US to Test Nukes on same Day UN Holds Nuke Disarmament Meeting
The United States is planning to test nuclear missiles next week on the same day that heads of states and foreign ministers from around the world are to hold a high-level meeting on nuclear disarmament at the United Nations headquarters in New York.
“Instead of honoring the significance of these dates and working in good faith to achieve nuclear disarmament, the United States has chosen to schedule two tests of its Minuteman III Intercontinental Ballistic Missile on September 22 and September 26,” Rick Wayman of the Nuclear Age Peace Foundation told the Daily Times.“We are disappointed that a test launch is scheduled for the same day as the High-Level Meeting on nuclear disarmament at the UN in New York,” Wayman said.
“These missiles are designed to carry nuclear warheads capable of killing thousands of times more people than the chemical weapons used in Syria,” he pointed out.

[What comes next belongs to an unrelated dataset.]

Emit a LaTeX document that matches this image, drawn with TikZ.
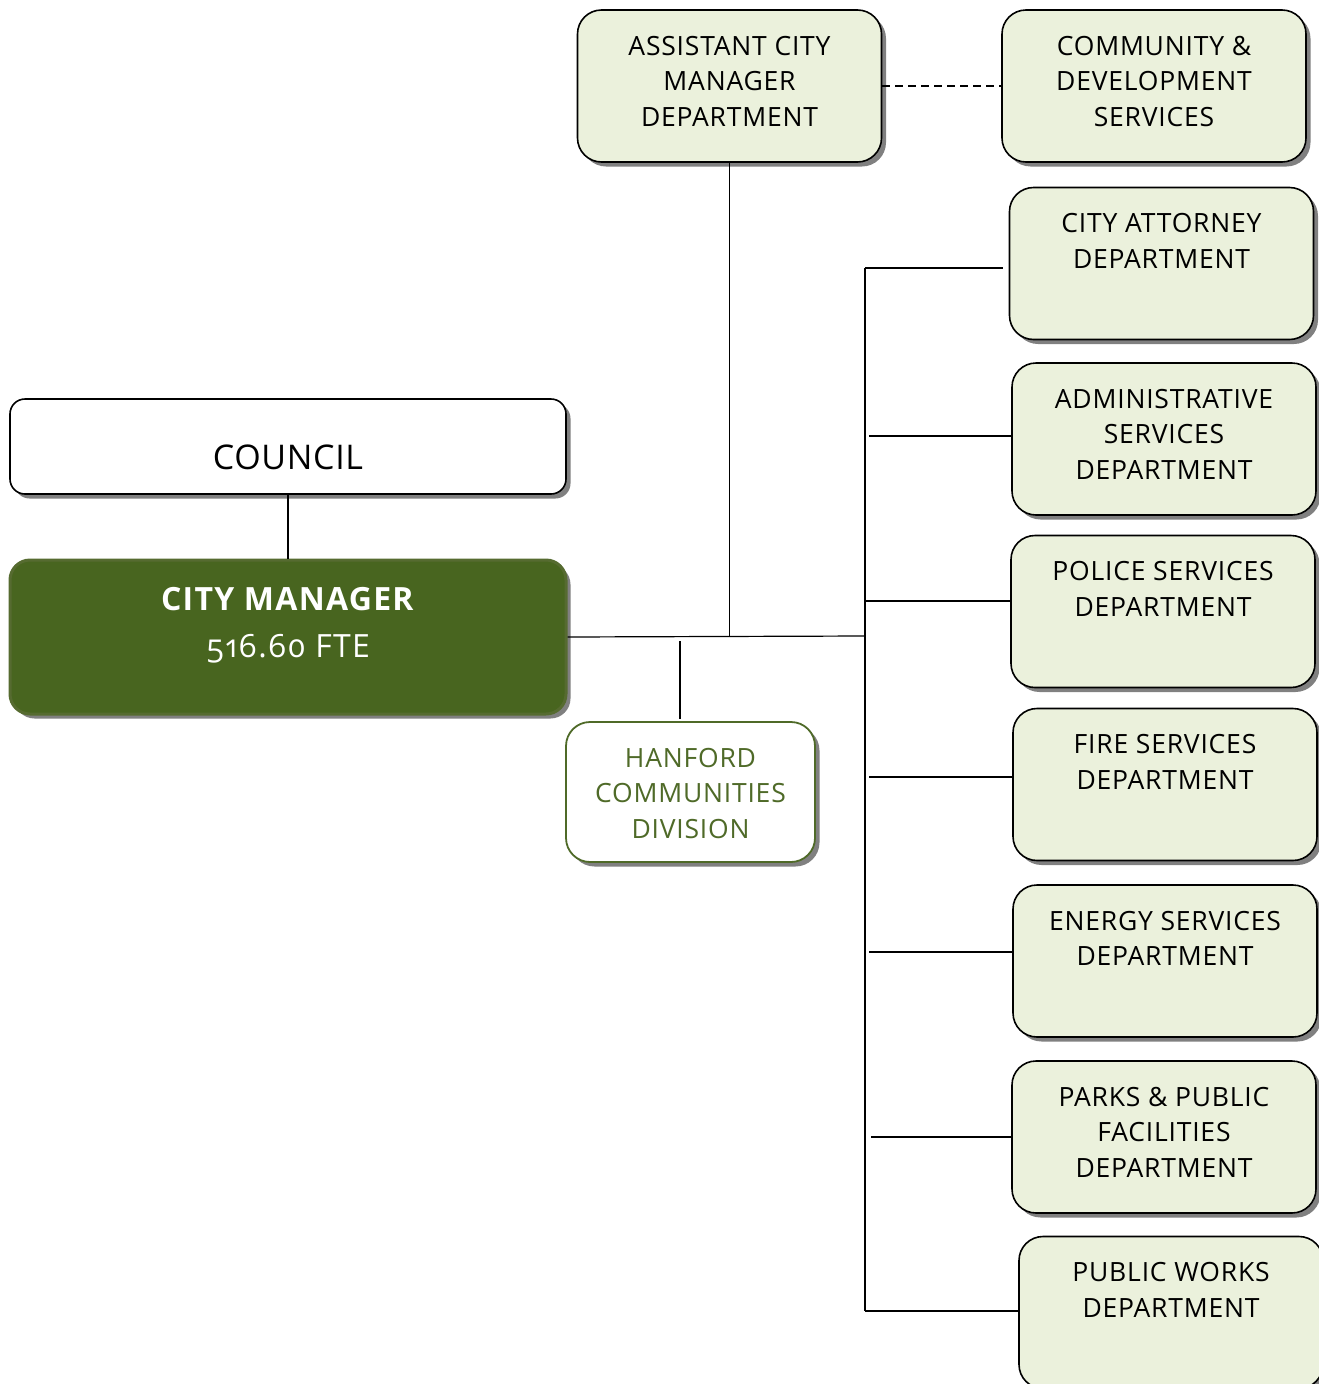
\documentclass[tikz,border=0pt]{standalone}
\usepackage{fontspec}
\setmainfont{Open Sans}[Numbers=OldStyle]
\usetikzlibrary{shadows}
\definecolor{deptfill}{HTML}{EBF1DC}
\definecolor{mgrfill}{HTML}{48651F}
\definecolor{mgredge}{HTML}{566B30}
\definecolor{olive}{HTML}{4F6A28}
\tikzset{
  x=1pt, y=-1pt,
  boxshadow/.style={drop shadow={shadow xshift=4.5pt, shadow yshift=-4.5pt, fill=black!50, opacity=1}},
  dept/.style={draw=black, line width=1.6pt, rounded corners=24pt, fill=deptfill,
    minimum width=304pt, minimum height=152pt, inner sep=0pt, boxshadow},
  depttext/.style={anchor=north, yshift=-26.5pt, align=center, inner sep=0pt,
    font=\fontsize{26.5}{35.5}\selectfont\addfontfeature{LetterSpace=3}},
  link/.style={line width=1.2pt, draw=black},
  thicklink/.style={line width=2.2pt, draw=black}
}
\begin{document}
\begin{tikzpicture}
\useasboundingbox (0,0) rectangle (1319,1384);

% council and city manager
\node[draw=black, line width=1.6pt, rounded corners=15pt, fill=white,
  minimum width=556pt, minimum height=95pt, inner sep=0pt, boxshadow] (council) at (288,446.5) {};
\node[inner sep=0pt, font=\fontsize{34}{40}\selectfont\addfontfeature{LetterSpace=2}] (councilt) at (288,457) {COUNCIL};

\node[draw=mgredge, line width=3pt, rounded corners=20pt, fill=mgrfill,
  minimum width=556pt, minimum height=154pt, inner sep=0pt, boxshadow] (cm) at (288,637) {};
\node[inner sep=0pt, align=center, text=white, anchor=north,
  font=\fontsize{32}{47}\selectfont\addfontfeature{LetterSpace=4}] (cmt) at (288,587)
  {\textbf{CITY MANAGER}\\516.60 FTE};

% departments
\node[dept] (acm)    at (729.5,86)   {};
\node[dept] (comm)   at (1154,86)    {};
\node[dept] (atty)   at (1161.5,263.5) {};
\node[dept] (admin)  at (1164,439)   {};
\node[dept] (police) at (1163,611.5) {};
\node[dept] (fire)   at (1165,784.5) {};
\node[dept] (energy) at (1165,961)   {};
\node[dept] (parks)  at (1164,1137)  {};
\node[dept] (pw)     at (1171,1312.5) {};

\node[depttext] (acmt)    at (acm.north)    {ASSISTANT CITY\\MANAGER\\DEPARTMENT};
\node[depttext] (commt)   at (comm.north)   {COMMUNITY \&\\DEVELOPMENT\\SERVICES};
\node[depttext] (attyt)   at (atty.north)   {CITY ATTORNEY\\DEPARTMENT};
\node[depttext] (admint)  at (admin.north)  {ADMINISTRATIVE\\SERVICES\\DEPARTMENT};
\node[depttext] (policet) at (police.north) {POLICE SERVICES\\DEPARTMENT};
\node[depttext] (firet)   at (fire.north)   {FIRE SERVICES\\DEPARTMENT};
\node[depttext] (energyt) at (energy.north) {ENERGY SERVICES\\DEPARTMENT};
\node[depttext] (parkst)  at (parks.north)  {PARKS \& PUBLIC\\FACILITIES\\DEPARTMENT};
\node[depttext] (pwt)     at (pw.north)     {PUBLIC WORKS\\DEPARTMENT};

% division
\node[draw=olive, line width=1.8pt, rounded corners=24pt, fill=white,
  minimum width=249pt, minimum height=140pt, inner sep=0pt, boxshadow] (hcd) at (690.5,792) {};
\node[depttext, text=olive] (hcdt) at (hcd.north) {HANFORD\\COMMUNITIES\\DIVISION};

% connectors
\coordinate (j)  at (865,636);
\coordinate (bt) at (865,268);
\coordinate (bb) at (865,1311);
\coordinate (b2) at (869,436);
\coordinate (b3) at (865,601);
\coordinate (b4) at (869,777);
\coordinate (b5) at (869,952);
\coordinate (b6) at (871,1137);
\coordinate (h)  at (680,641);

\draw[thicklink] (council.south) -- (cm.north);
\draw[link] (cm.east) -- (j);
\draw[link] (acm.south) -- (acm.south |- j);
\draw[link] (bt) -- (bb);
\draw[link, shorten >=6pt] (bt) -- (atty.west |- bt);
\draw[link] (b2) -- (admin.west |- b2);
\draw[link] (b3) -- (police.west |- b3);
\draw[link] (b4) -- (fire.west |- b4);
\draw[link] (b5) -- (energy.west |- b5);
\draw[link] (b6) -- (parks.west |- b6);
\draw[link] (bb) -- (pw.west |- bb);
\draw[thicklink, shorten >=2pt] (h) -- (h |- hcd.north);
\draw[link, dash pattern=on 8pt off 5pt] (acm.east) -- (comm.west);
\end{tikzpicture}
\end{document}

Mushroom cloud from Castle Bravo, the largest nuclear test conducted by the US in the Marshall Islands
Washington has accused the government of Syrian President Bashar al-Assad of using chemical weapons in an attack near capital Damascus on August 21.

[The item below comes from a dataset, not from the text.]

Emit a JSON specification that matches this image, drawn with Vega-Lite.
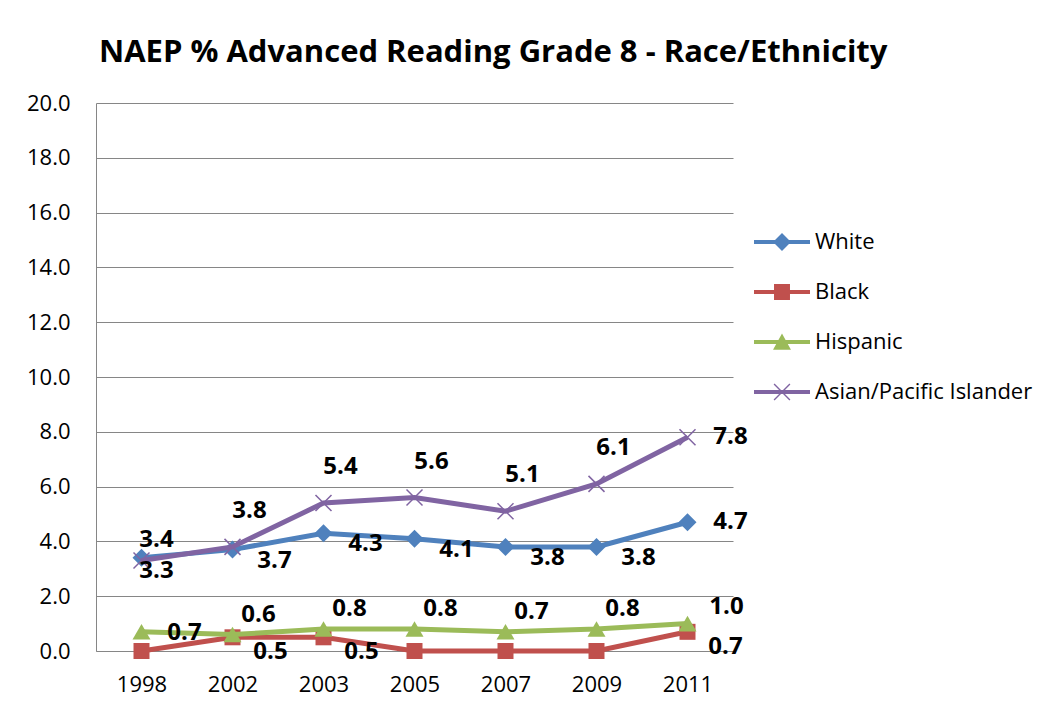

Damascus has categorically rejected the allegations and even Obama’s top aide, White House chief of staff Denis McDonough, admitted that Washington’s claims were based on a “common-sense test” not any “irrefutable” evidence.
Meanwhile, Russia has said it has evidence which shows militant groups operating in Syria staged the August 21 attack to incriminate the Syrian government.
As Washington plans to go ahead with its plans to test nuclear missiles next week, UN spokesperson Farhan Haq cited the UN Secretary General’s statement on the issue which said, “We should all remember the terrible toll of nuclear tests.”
The US is the only country in the world that has used atomic bombs in war. US atomic bombs were dropped on Hiroshima and Nagasaki in Japan in August 1945.
Last year in September, it was reported that the US government was planning to undertake the costliest modernization of its nuclear arsenal in history.